"Prendre le risque de l'enfance, c'est ne jamais oublier qu'on a été enfant (...). Y revenir, c'est entrer dans le monde de la déception, mais aussi là, et seulement là, de l'émerveillement. L'enfance présente en nous à l'âge adulte n'a rien à avoir avec l'enfance au passé (...), toujours réinventée selon les besoins de notre accommodation au monde dit adulte. L'enfance vivante en nous, c'est une autre chose. Une expérience de pure intensité, une sorte de drogue rare qu'une fois goûtée on a du mal à oublier. Une charge d'esprit qui procure une légèreté comparable à l'ivresse et une créativité intacte (...). Avoir espéré de toutes ses forces que quelque chose arrive, c'est avoir été enfant. Un enfant merveilleux,inconscient, fantasque, irrésolu. Un enfant arc-bouté à un rêve partagé avec ses animaux en peluche et le coin de fenêtre là."
Anne Dufourmantelle, Eloge du risque
Anne Dufourmantelle, Eloge du risque
J'ai cité plusieurs fois ce texte ces derniers jours, à des amis, à des patients. Et en le relisant je me suis rendue compte que ce que j'en avais retenu n'est pas ce qu'elle avait écrit - elle parle en fait - je crois, de la chute hors de la toute-puissance infantile, hors de l'illusion d'un monde parfait, du voile qui se déchire et des possibles qui se découvrent alors. De l'accès à la fragilité - faillibles, mortels, vulnérables - et libres.

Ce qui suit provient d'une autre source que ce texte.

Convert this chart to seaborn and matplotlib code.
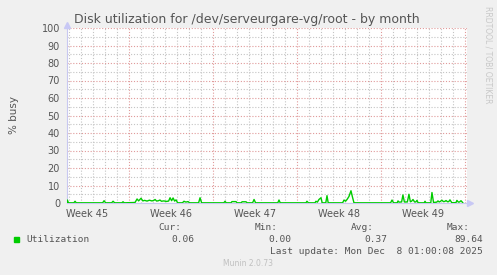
import matplotlib
matplotlib.use("Agg")
import matplotlib.pyplot as plt
import seaborn as sns
import pandas as pd

# ---- data (days relative to Monday of week 46) ----
days = [-5.17, -5.14, -5.05, -4.6, -4.5, -4.4, -2.2, -2.08, -1.95, -1.45, -1.33, -1.2,
        -0.6, -0.5, -0.4, 0.5, 0.67, 0.8, 1.0, 1.15, 1.3, 1.5, 1.7, 1.9, 2.05, 2.17, 2.3,
        2.45, 2.58, 2.7, 2.9, 3.1, 3.3, 3.42, 3.55, 3.67, 3.8, 3.92, 4.05, 4.45, 4.58,
        4.7, 4.8, 4.92, 5.05, 5.8, 5.92, 6.05, 7.9, 8.0, 8.1, 8.5, 8.58, 8.7, 8.85, 8.92,
        9.0, 9.35, 9.42, 9.5, 9.68, 9.75, 9.85, 10.3, 10.42, 10.55, 12.4, 12.5, 12.6,
        14.75, 14.83, 14.95, 15.5, 15.58, 15.7, 15.83, 16.0, 16.1, 16.4, 16.5, 16.6,
        17.8, 17.92, 18.05, 18.17, 18.33, 18.5, 18.62, 18.75, 21.8, 21.92, 22.05, 22.35,
        22.42, 22.5, 22.72, 22.83, 22.95, 23.2, 23.33, 23.45, 23.55, 23.67, 23.8, 23.9,
        24.0, 24.1, 24.6, 24.67, 24.75, 25.15, 25.25, 25.38, 25.65, 25.75, 25.85, 25.95,
        26.08, 26.2, 26.32, 26.42, 26.55, 26.65, 26.75, 26.9, 27.25, 27.33, 27.45,
        27.55, 27.67, 27.83]
busy = [0.3, 1.7, 0.1, 0.1, 1.0, 0.1, 0.1, 1.3, 0.1, 0.1, 1.0, 0.1,
        0.1, 0.7, 0.1, 0.3, 2.3, 1.2, 2.7, 1.2, 1.5, 1.1, 1.6, 1.2, 1.4, 2.0, 1.1,
        1.3, 1.7, 1.0, 1.2, 0.9, 1.1, 3.0, 1.3, 2.9, 1.1, 1.8, 0.1, 0.1, 1.0,
        0.6, 0.6, 0.8, 0.1, 0.1, 3.0, 0.1, 0.1, 1.0, 0.1, 0.1, 0.8, 0.8, 0.8, 0.8,
        0.1, 0.1, 0.7, 0.7, 0.7, 0.7, 0.1, 0.1, 2.0, 0.1, 0.1, 1.7, 0.1,
        0.1, 1.0, 0.1, 0.1, 1.0, 0.5, 2.0, 3.0, 0.1, 0.1, 4.2, 0.1,
        0.1, 1.7, 1.0, 2.0, 3.7, 7.0, 3.5, 0.1, 0.1, 1.7, 0.1, 0.1,
        1.2, 0.5, 0.6, 4.6, 0.6, 0.6, 5.0, 0.7, 1.0, 2.0, 0.6, 0.6,
        1.5, 0.1, 0.1, 1.0, 0.1, 0.1, 6.0, 0.3, 0.5, 1.2, 0.6, 0.9,
        1.6, 0.8, 0.9, 1.4, 0.7, 0.8, 1.8, 0.2, 0.2, 1.5, 0.5,
        0.6, 1.3, 0.1]
week_labels = ["Week 45", "Week 46", "Week 47", "Week 48", "Week 49"]
week_centers = [-3.5, 3.5, 10.5, 17.5, 24.5]
week_starts = [0, 7, 14, 21, 28]
y_ticks = [0, 10, 20, 30, 40, 50, 60, 70, 80, 90, 100]

df = pd.DataFrame({"day": days, "busy": busy})

sns.set_theme(style="white")
plt.rcParams["font.family"] = ["DejaVu Sans"]

W, H = 497, 275
fig = plt.figure(figsize=(W / 100, H / 100), dpi=100, facecolor="#f0f0f0")
x0, x1, ytop, ybot = 67, 467, 28, 203
ax = fig.add_axes([x0 / W, 1 - ybot / H, (x1 - x0) / W, (ybot - ytop) / H])
ax.set_facecolor("white")

xmin, xmax = -5.17, 28.17
ax.set_xlim(xmin, xmax)
ax.set_ylim(0, 100)

red = "#e09a9a"
gray = "#c4c4c4"
dots = (0, (1, 1.6))
# minor grid
for d in range(-5, 29):
    if d not in week_starts:
        ax.axvline(d, color=gray, lw=0.8, ls=dots, zorder=0)
for v in range(5, 100, 10):
    ax.axhline(v, color=gray, lw=0.8, ls=dots, zorder=0)
# major grid
for d in week_starts:
    ax.axvline(d, color=red, lw=0.8, ls=dots, zorder=1)
for v in y_ticks[1:]:
    ax.axhline(v, color=red, lw=0.8, ls=dots, zorder=1)

sns.lineplot(data=df, x="day", y="busy", ax=ax, color="#00cc00", lw=1.0, zorder=3)
ax.axhline(0.1, color="#a8d8a8", lw=0.8, zorder=2)

ax.set_xticks(week_centers)
ax.set_xticklabels(week_labels)
ax.set_yticks(y_ticks)
ax.set_yticklabels([str(v) for v in y_ticks])
ax.tick_params(axis="both", length=0, labelsize=7, colors="#555555")
ax.tick_params(axis="x", pad=4.5)
ax.tick_params(axis="y", pad=5)
ax.set_xlabel("")
ax.set_ylabel("")
for s in ["top", "right"]:
    ax.spines[s].set_visible(False)
ax.spines["left"].set_color("#c8c8f0")
ax.spines["bottom"].set_color("#c8c8f0")
ax.spines["left"].set_linewidth(0.8)
ax.spines["bottom"].set_linewidth(0.8)
# arrows
ax.plot([xmin], [101.5], marker="^", color="#c8c8f5", ms=5, clip_on=False, zorder=5)
ax.plot([xmax + 0.25], [0], marker=">", color="#c8c8f5", ms=5, clip_on=False, zorder=5)

txt = "#555555"
fig.text(247 / W, 1 - 19 / H, "Disk utilization for /dev/serveurgare-vg/root - by month",
         ha="center", va="center", fontsize=9, color=txt)
fig.text(14 / W, 1 - 115 / H, "% busy", rotation=90, ha="center", va="center",
         fontsize=7.5, color=txt)
fig.text(488 / W, 1 - 55 / H, "RRDTOOL / TOBI OETIKER", rotation=270, ha="center",
         va="center", fontsize=5.5, color="#c8c8c8")

mono = "DejaVu Sans Mono"
ms = 6.8
fig.patches.append(plt.Rectangle((14 / W, 1 - 242 / H), 5 / W, 5 / H,
                                 transform=fig.transFigure, color="#00cc00"))
fig.text(26 / W, 1 - 239.5 / H, "Utilization", family=mono, fontsize=ms, color=txt, va="center")
heads = ["Cur:", "Min:", "Avg:", "Max:"]
hx = [181, 278, 374, 470]
vals = ["0.06", "0.00", "0.37", "89.64"]
vx = [194, 291, 387, 483]
for h, x in zip(heads, hx):
    fig.text(x / W, 1 - 228 / H, h, family=mono, fontsize=ms, color=txt, ha="right", va="center")
for v, x in zip(vals, vx):
    fig.text(x / W, 1 - 239.5 / H, v, family=mono, fontsize=ms, color=txt, ha="right", va="center")
fig.text(483 / W, 1 - 251 / H, "Last update: Mon Dec  8 01:00:08 2025", family=mono,
         fontsize=ms, color=txt, ha="right", va="center")
fig.text(248 / W, 1 - 264 / H, "Munin 2.0.73", fontsize=5.5, color="#c0c0c0",
         ha="center", va="center")

fig.savefig("out.png", dpi=100, facecolor=fig.get_facecolor())
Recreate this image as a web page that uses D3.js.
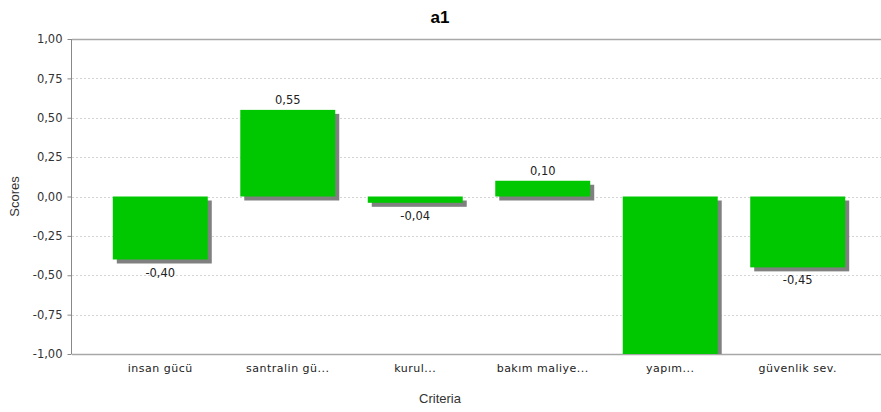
<!DOCTYPE html>
<style>
body { margin: 0; background: #fff; }
.axis .domain { display: none; }
</style>
<svg width="881" height="412"></svg>
<script src="https://d3js.org/d3.v7.min.js"></script>
<script>

var criteria = ["insan gücü", "santralin gü...", "kurul...", "bakım maliye...", "yapım...", "güvenlik sev."];
var scores = [-0.40, 0.55, -0.04, 0.10, -1.00, -0.45];
var yTicks = [-1, -0.75, -0.5, -0.25, 0, 0.25, 0.5, 0.75, 1];

var svg = d3.select("svg"),
    plotLeft = 72, plotRight = 886, plotTop = 39, plotBottom = 354;

var fmt = function(v) { return d3.format(".2f")(v).replace(".", ",").replace("−", "-"); };

var x = d3.scaleBand()
    .domain(criteria)
    .range([plotLeft, plotRight])
    .paddingInner(0.255)
    .paddingOuter(0.32);

var y = d3.scaleLinear()
    .domain([-1, 1])
    .range([plotBottom, plotTop]);

svg.append("defs").append("clipPath").attr("id", "plot")
  .append("rect").attr("x", plotLeft).attr("y", plotTop).attr("width", 881 - plotLeft).attr("height", plotBottom - plotTop);

// gridlines
svg.append("g")
  .selectAll("line")
  .data(yTicks.slice(1, -1))
  .enter().append("line")
    .attr("x1", plotLeft).attr("x2", 881)
    .attr("y1", function(d) { return Math.round(y(d)) + 0.5; })
    .attr("y2", function(d) { return Math.round(y(d)) + 0.5; })
    .attr("stroke", "#d4d4d4")
    .attr("stroke-dasharray", "2,2");

// top and bottom lines
[1, -1].forEach(function(v) {
  svg.append("line")
    .attr("x1", plotLeft).attr("x2", 881)
    .attr("y1", Math.round(y(v)) + 0.5).attr("y2", Math.round(y(v)) + 0.5)
    .attr("stroke", "#a8a8a8").attr("stroke-width", 1.5);
});

var bars = svg.append("g").attr("clip-path", "url(#plot)");

// shadows
bars.selectAll(".shadow")
  .data(scores)
  .enter().append("rect")
    .attr("class", "shadow")
    .attr("x", function(d, i) { return x(criteria[i]) + 4; })
    .attr("y", function(d) { return Math.min(y(d), y(0)) + 4; })
    .attr("width", x.bandwidth())
    .attr("height", function(d) { return Math.abs(y(d) - y(0)); })
    .attr("fill", "#808080");

bars.selectAll(".bar")
  .data(scores)
  .enter().append("rect")
    .attr("class", "bar")
    .attr("x", function(d, i) { return x(criteria[i]); })
    .attr("y", function(d) { return Math.min(y(d), y(0)); })
    .attr("width", x.bandwidth())
    .attr("height", function(d) { return Math.abs(y(d) - y(0)); })
    .attr("fill", "#00c800");

// value labels
svg.append("g")
    .attr("font-family", "DejaVu Sans, sans-serif")
    .attr("font-size", 11.5)
    .attr("fill", "#222")
    .attr("text-anchor", "middle")
  .selectAll("text")
  .data(scores.filter(function(d) { return d > -1; }))
  .enter().append("text")
    .attr("x", function(d) { return x(criteria[scores.indexOf(d)]) + x.bandwidth() / 2; })
    .attr("y", function(d) { return d >= 0 ? y(d) - 6 : y(d) + 17; })
    .text(fmt);

// y axis
var yAxis = svg.append("g")
    .attr("class", "axis")
    .attr("transform", "translate(" + (plotLeft - 0.5) + ",0)")
    .call(d3.axisLeft(y).tickValues(yTicks).tickSize(4).tickPadding(5).tickFormat(fmt));
yAxis.selectAll("text").attr("font-family", "DejaVu Sans, sans-serif").attr("font-size", 11.5).attr("fill", "#333");
yAxis.selectAll(".tick line").attr("stroke", "#888");
yAxis.append("line").attr("y1", plotTop).attr("y2", plotBottom).attr("stroke", "#888");

// x axis
var xAxis = svg.append("g")
    .attr("class", "axis")
    .attr("transform", "translate(0," + plotBottom + ")")
    .call(d3.axisBottom(x).tickSize(0).tickPadding(10));
xAxis.selectAll("text")
    .attr("font-family", "DejaVu Sans, sans-serif")
    .attr("font-size", 11)
    .attr("letter-spacing", 0.5)
    .attr("fill", "#222");

// titles
svg.append("text")
    .attr("x", 440).attr("y", 23)
    .attr("text-anchor", "middle")
    .attr("font-family", "Liberation Sans, Arial, sans-serif")
    .attr("font-size", 17).attr("font-weight", "bold")
    .text("a1");

svg.append("text")
    .attr("x", 440).attr("y", 403)
    .attr("text-anchor", "middle")
    .attr("font-family", "Liberation Sans, Arial, sans-serif")
    .attr("font-size", 13).attr("fill", "#333")
    .text("Criteria");

svg.append("text")
    .attr("transform", "translate(19," + y(0) + ") rotate(-90)")
    .attr("text-anchor", "middle")
    .attr("font-family", "Liberation Sans, Arial, sans-serif")
    .attr("font-size", 13).attr("fill", "#333")
    .text("Scores");

</script>
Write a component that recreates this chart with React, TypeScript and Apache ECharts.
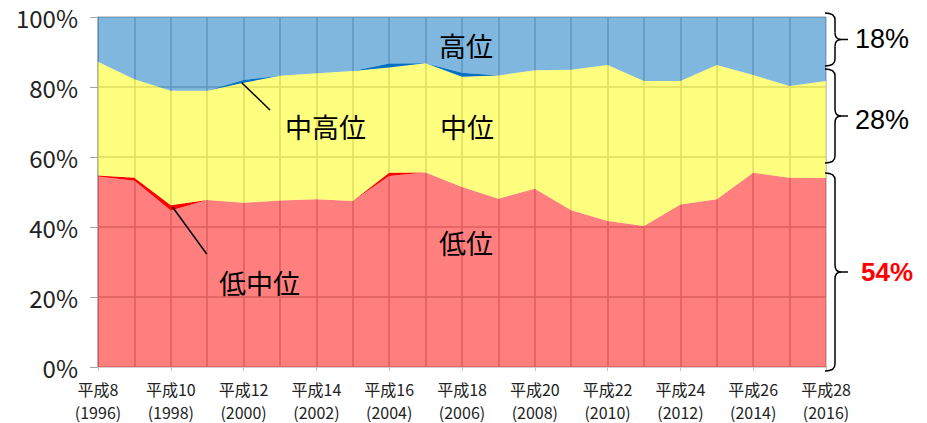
import React, { useEffect, useRef } from "react";
import * as echarts from "echarts";

const heiseiYears = ["8", "9", "10", "11", "12", "13", "14", "15", "16", "17", "18", "19", "20", "21", "22", "23", "24", "25", "26", "27", "28"];
const westernYears = ["1996", "1997", "1998", "1999", "2000", "2001", "2002", "2003", "2004", "2005", "2006", "2007", "2008", "2009", "2010", "2011", "2012", "2013", "2014", "2015", "2016"];

const lowData = [54.4, 53.2, 44.7, 47.7, 46.9, 47.6, 47.9, 47.4, 54.6, 55.6, 51.4, 48.1, 50.9, 44.8, 41.7, 40.3, 46.4, 47.9, 55.5, 54.1, 54.0];
const lowMidData = [0.3, 0.9, 1.5, 0, 0, 0, 0, 0, 0.9, 0, 0, 0, 0, 0, 0, 0, 0, 0, 0, 0, 0];
const midData = [32.5, 28.1, 32.7, 31.2, 34.3, 35.6, 36.0, 37.2, 30.1, 31.2, 31.5, 35.2, 33.9, 40.1, 44.6, 41.4, 35.3, 38.4, 27.9, 26.2, 27.7];
const midHighData = [0, 0, 0, 0, 0.8, 0, 0, 0, 1.1, 0, 1.2, 0, 0, 0, 0, 0, 0, 0, 0, 0, 0];
const highData = [12.8, 17.8, 21.1, 21.1, 18.0, 16.8, 16.1, 15.4, 13.3, 13.2, 15.9, 16.7, 15.2, 15.1, 13.7, 18.3, 18.3, 13.7, 16.6, 19.7, 18.3];

const yTicks = [0, 20, 40, 60, 80, 100];
const shareLabels = ["18%", "28%", "54%"];

const CJK = '"Noto Sans CJK JP", "Noto Sans", sans-serif';
const LAT = '"Liberation Sans", Arial, sans-serif';

function brace(x0: number, y1: number, y2: number) {
  const xm = x0 + 10;
  const xt = x0 + 16;
  const ym = (y1 + y2) / 2;
  const r = 7;
  const st = { stroke: "#000", lineWidth: 1.5, fill: null as any };
  return {
    type: "group",
    z: 100,
    children: [
      { type: "bezierCurve", z: 100, shape: { x1: x0, y1: y1, x2: xm, y2: y1 + r, cpx1: xm, cpy1: y1 }, style: st },
      { type: "line", z: 100, shape: { x1: xm, y1: y1 + r, x2: xm, y2: ym - r }, style: st },
      { type: "bezierCurve", z: 100, shape: { x1: xm, y1: ym - r, x2: xt, y2: ym, cpx1: xm, cpy1: ym }, style: st },
      { type: "bezierCurve", z: 100, shape: { x1: xt, y1: ym, x2: xm, y2: ym + r, cpx1: xm, cpy1: ym }, style: st },
      { type: "line", z: 100, shape: { x1: xm, y1: ym + r, x2: xm, y2: y2 - r }, style: st },
      { type: "bezierCurve", z: 100, shape: { x1: xm, y1: y2 - r, x2: x0, y2: y2, cpx1: xm, cpy1: y2 }, style: st },
      { type: "line", z: 100, shape: { x1: xt, y1: ym, x2: xt + 7, y2: ym }, style: st },
    ],
  };
}

function label(text: string, x: number, y: number) {
  return {
    type: "text",
    z: 100,
    x,
    y,
    style: { text, fontSize: 27, fontFamily: CJK, fill: "#000", align: "left", verticalAlign: "middle" },
  };
}

export default function App() {
  const ref = useRef<HTMLDivElement>(null);
  useEffect(() => {
    document.body.style.margin = "0";
    const chart = echarts.init(ref.current!, null, { renderer: "svg" });
    const area = (name: string, data: number[], color: string, opacity: number) => ({
      name,
      type: "line",
      stack: "total",
      data,
      symbol: "none",
      showSymbol: false,
      lineStyle: { width: 0, opacity: 0 },
      areaStyle: { color, opacity },
      emphasis: { disabled: true },
    });
    chart.setOption({
      animation: false,
      textStyle: { fontFamily: CJK },
      grid: { left: 98, right: 101, top: 17, bottom: 56, containLabel: false },
      xAxis: {
        type: "category",
        boundaryGap: false,
        data: heiseiYears.map((h, i) => `平成${h}\n(${westernYears[i]})`),
        axisLine: { show: true, lineStyle: { color: "#D0D0D0", width: 1 } },
        axisTick: { show: true, interval: 1, length: 4, lineStyle: { color: "#C0C0C0" } },
        axisLabel: {
          interval: 1,
          showMinLabel: true,
          showMaxLabel: true,
          hideOverlap: false,
          fontSize: 16,
          lineHeight: 23,
          color: "#222",
          margin: 10,
          fontFamily: CJK,
        },
        splitLine: { show: true, interval: 0, lineStyle: { color: "#BDBDBD", width: 1.5 } },
      },
      yAxis: {
        type: "value",
        min: yTicks[0],
        max: yTicks[yTicks.length - 1],
        interval: 20,
        axisLine: { show: true, lineStyle: { color: "#A6A6A6", width: 1.5 } },
        axisTick: { show: true, length: 8, inside: false, lineStyle: { color: "#A6A6A6" } },
        axisLabel: { formatter: "{value}%", fontSize: 24, color: "#222", margin: 20, fontFamily: CJK },
        splitLine: { show: true, lineStyle: { color: "#BDBDBD", width: 1.5 } },
      },
      series: [
        area("低位", lowData, "#FF0000", 0.5),
        area("低中位", lowMidData, "#FF0000", 1),
        area("中位", midData, "#FFFF00", 0.5),
        area("中高位", midHighData, "#0070C0", 1),
        area("高位", highData, "#0070C0", 0.5),
      ],
      graphic: [
        label("高位", 439, 45),
        label("中位", 440, 126),
        label("中高位", 285, 126),
        label("低位", 439, 242),
        label("低中位", 219, 282),
        { type: "line", z: 100, shape: { x1: 241.7, y1: 82.7, x2: 270, y2: 110 }, style: { stroke: "#000", lineWidth: 1.5 } },
        { type: "line", z: 100, shape: { x1: 172.7, y1: 207.3, x2: 206.7, y2: 254 }, style: { stroke: "#000", lineWidth: 1.5 } },
        brace(825, 13, 66),
        brace(825, 69, 163),
        brace(825, 173, 371),
        {
          type: "text", z: 100, x: 855, y: 39,
          style: { text: shareLabels[0], fontSize: 27, fontFamily: LAT, fill: "#000", align: "left", verticalAlign: "middle" },
        },
        {
          type: "text", z: 100, x: 855, y: 120,
          style: { text: shareLabels[1], fontSize: 27, fontFamily: LAT, fill: "#000", align: "left", verticalAlign: "middle" },
        },
        {
          type: "text", z: 100, x: 861, y: 272,
          style: { text: shareLabels[2], fontSize: 26, fontWeight: "bold", fontFamily: LAT, fill: "#FF0000", align: "left", verticalAlign: "middle" },
        },
      ],
    });
    return () => chart.dispose();
  }, []);
  return <div ref={ref} style={{ width: 927, height: 423 }} />;
}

C'est très joli, et très juste. Mais j'aimais aussi beaucoup ma première lecture, qui se résumait à ceci : l'enfance comme âge de toutes les blessures, ce à quoi les chemins thérapeutiques nous ramènent tous quels qu'ils soient, mais aussi d'une puissante, indestructible capacité d'émerveillement, source inépuisable même à l'âge adulte de notre capacité à nous relever, à nous mettre en mouvement, à croire aux miracles.
Avoir espéré de toutes ses forces que quelque chose arrive, c'est avoir été enfant.